But recently thoughts have turned to raising them to be 'good' people is maybe doing them a disservice? Maybe I shouldn't raise them to be polite and kind. Maybe in today's world that's just not the right way? I'm worried I'm setting them up for a fall. Perhaps nice, though the right way, isn't always the most effective?
Recently I got called a "bitch" when not letting a man out as I was in a rush to pick the kids up. I wound the window down and said in a bit of a middle class voice "that's not very nice" and you know what he did. Called me a prick and stuck his fingers up at me. What a gent. I drove off quite upset. Confused as to why a stranger would speak to someone like that.
Last week I went shopping with a 3 year old and a 14mth old. Tricksome in itself. Someone stole my parking space, moaned as my girl wept because she had bumped her head, shouted as they had both made a mess when they ate, then pointed out when my boy (or "that kid" as he was referred to) started grabbing things. Like you know kids do? And I cried. I actually stood in this huge department store and wept. Weeping out of anger. Weeping out of sadness. Where is the love people? Where is the support? No one stopped to ask if I was ok.

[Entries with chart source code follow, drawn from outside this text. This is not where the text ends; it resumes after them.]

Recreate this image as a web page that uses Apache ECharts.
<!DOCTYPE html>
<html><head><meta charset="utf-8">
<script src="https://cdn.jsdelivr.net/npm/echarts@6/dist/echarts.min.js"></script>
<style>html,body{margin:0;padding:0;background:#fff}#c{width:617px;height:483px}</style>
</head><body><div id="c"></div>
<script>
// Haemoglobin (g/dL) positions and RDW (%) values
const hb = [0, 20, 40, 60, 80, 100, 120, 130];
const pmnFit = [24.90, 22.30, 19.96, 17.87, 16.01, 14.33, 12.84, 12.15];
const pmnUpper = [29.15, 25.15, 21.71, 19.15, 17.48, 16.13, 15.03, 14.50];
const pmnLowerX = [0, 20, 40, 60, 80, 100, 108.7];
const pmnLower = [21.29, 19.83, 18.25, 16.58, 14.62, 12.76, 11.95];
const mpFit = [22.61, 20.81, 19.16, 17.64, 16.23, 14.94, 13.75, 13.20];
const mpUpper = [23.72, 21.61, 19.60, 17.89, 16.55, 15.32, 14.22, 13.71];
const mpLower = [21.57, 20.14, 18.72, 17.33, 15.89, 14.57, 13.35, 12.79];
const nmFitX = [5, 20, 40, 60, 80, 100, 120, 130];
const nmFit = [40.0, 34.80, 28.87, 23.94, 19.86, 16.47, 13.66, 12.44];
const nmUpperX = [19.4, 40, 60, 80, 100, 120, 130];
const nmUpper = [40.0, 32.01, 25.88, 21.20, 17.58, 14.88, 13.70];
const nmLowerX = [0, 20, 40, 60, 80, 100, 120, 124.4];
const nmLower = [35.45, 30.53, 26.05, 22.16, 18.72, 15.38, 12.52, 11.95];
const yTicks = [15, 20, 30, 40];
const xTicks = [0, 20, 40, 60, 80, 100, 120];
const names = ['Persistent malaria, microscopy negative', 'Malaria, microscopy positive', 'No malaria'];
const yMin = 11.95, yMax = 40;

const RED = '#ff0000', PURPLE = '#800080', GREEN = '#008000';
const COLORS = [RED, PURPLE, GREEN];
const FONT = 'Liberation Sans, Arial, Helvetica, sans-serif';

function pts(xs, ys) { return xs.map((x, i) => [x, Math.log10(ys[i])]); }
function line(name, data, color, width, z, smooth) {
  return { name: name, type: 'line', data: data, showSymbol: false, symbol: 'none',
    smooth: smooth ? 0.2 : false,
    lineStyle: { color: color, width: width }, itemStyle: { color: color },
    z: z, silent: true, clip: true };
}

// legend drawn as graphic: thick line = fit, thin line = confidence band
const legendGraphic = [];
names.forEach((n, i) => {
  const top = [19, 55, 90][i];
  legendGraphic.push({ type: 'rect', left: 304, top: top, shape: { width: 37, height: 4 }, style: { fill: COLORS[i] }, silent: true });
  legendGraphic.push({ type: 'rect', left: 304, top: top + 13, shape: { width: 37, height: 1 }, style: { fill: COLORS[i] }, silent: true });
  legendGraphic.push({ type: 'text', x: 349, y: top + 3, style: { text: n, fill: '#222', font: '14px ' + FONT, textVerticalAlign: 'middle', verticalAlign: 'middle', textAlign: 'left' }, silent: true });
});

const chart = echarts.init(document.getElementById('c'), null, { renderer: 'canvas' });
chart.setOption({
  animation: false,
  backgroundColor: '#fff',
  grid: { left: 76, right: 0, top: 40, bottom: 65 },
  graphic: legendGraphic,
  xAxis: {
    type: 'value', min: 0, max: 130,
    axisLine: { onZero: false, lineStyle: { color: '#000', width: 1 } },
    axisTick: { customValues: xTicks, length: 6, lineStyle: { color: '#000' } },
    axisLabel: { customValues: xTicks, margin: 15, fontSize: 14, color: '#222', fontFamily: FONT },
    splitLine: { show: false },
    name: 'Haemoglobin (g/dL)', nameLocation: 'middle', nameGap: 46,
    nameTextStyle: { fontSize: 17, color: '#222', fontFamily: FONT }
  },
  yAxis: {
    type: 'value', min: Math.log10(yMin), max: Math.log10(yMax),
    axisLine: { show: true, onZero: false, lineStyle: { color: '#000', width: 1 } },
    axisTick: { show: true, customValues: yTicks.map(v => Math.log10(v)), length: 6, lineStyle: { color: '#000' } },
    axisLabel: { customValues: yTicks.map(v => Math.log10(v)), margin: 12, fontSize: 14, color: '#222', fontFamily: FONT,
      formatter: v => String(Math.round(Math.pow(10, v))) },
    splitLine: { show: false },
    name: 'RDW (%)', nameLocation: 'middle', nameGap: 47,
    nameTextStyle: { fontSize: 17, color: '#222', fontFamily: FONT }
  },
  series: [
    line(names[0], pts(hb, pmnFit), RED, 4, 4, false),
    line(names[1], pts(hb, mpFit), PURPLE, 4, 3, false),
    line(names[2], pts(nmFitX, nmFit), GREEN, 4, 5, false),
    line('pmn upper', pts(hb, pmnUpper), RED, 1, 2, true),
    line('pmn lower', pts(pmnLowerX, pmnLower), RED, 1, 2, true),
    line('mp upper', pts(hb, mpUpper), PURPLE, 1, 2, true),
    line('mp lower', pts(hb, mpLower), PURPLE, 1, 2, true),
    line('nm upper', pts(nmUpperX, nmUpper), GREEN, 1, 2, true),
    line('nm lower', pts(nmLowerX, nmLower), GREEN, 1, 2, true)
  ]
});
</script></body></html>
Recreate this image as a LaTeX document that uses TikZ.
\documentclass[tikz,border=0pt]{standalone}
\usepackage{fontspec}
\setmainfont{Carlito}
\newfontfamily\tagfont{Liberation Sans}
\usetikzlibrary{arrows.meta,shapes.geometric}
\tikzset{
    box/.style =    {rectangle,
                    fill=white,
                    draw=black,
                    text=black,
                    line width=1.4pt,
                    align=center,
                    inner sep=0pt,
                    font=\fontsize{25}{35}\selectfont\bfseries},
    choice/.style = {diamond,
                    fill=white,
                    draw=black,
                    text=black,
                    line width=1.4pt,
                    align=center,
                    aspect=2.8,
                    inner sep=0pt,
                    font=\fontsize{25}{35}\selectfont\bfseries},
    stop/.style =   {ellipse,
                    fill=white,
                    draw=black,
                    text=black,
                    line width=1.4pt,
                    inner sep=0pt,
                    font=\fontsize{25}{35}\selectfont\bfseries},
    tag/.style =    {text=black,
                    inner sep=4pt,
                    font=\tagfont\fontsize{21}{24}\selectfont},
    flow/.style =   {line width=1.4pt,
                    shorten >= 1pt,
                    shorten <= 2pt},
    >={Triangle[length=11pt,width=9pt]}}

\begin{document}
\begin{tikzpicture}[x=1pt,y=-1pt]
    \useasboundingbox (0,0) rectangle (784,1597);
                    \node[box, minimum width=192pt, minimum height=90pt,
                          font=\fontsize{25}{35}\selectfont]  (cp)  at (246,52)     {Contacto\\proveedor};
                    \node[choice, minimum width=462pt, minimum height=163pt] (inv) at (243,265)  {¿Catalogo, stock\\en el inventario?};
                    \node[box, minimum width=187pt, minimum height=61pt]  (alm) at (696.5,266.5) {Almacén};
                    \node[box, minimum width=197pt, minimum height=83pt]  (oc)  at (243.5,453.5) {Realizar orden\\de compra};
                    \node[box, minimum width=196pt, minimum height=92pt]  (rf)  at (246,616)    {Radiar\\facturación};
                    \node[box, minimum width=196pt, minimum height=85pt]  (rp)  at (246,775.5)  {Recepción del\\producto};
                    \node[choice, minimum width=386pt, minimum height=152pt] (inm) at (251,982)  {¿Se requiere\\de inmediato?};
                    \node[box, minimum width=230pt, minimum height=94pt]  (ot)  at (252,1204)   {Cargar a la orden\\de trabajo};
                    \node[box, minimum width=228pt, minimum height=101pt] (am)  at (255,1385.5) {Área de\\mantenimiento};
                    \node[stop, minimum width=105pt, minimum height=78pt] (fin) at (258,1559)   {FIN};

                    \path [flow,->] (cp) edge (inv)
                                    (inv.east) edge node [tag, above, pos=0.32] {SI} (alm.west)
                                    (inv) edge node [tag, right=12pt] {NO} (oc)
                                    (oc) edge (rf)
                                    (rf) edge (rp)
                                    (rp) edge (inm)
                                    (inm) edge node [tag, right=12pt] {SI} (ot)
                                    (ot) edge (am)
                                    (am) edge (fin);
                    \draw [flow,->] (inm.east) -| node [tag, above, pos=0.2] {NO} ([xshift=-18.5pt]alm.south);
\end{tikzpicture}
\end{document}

Perhaps I should bring up my children to be cold and unhelpful. Rude and impolite. Then they won't get hurt when people shout at them or will be able to retaliate if kids are mean at school. They would get the best parking spaces. And have no issue with swearing at strangers who are daring to go about their daily business. Maybe tough and hard is better than kind and soft? Maybe that will make them succeed. Get ahead and not find themselves sobbing in shops.
We always say "do good sharing" but as we get older it's apparent that people don't do good sharing. That adults aren't great at the concepts of fairness and teamwork we try to instill in our toddlers. It's often those that don't share and think only of themselves that are the successful ones in business. That rise to the top, by trampling on others as they go.
Should I start to introduce my children to the harsh realitys of the world. Prepare them for what's ahead? Toughen them up so they don't get hurt as adults. I just don't think I can. I think I'll continue to try my hardest to help them travel along the right path. And just make sure that I'm there when it inevitably gets a little bumpy.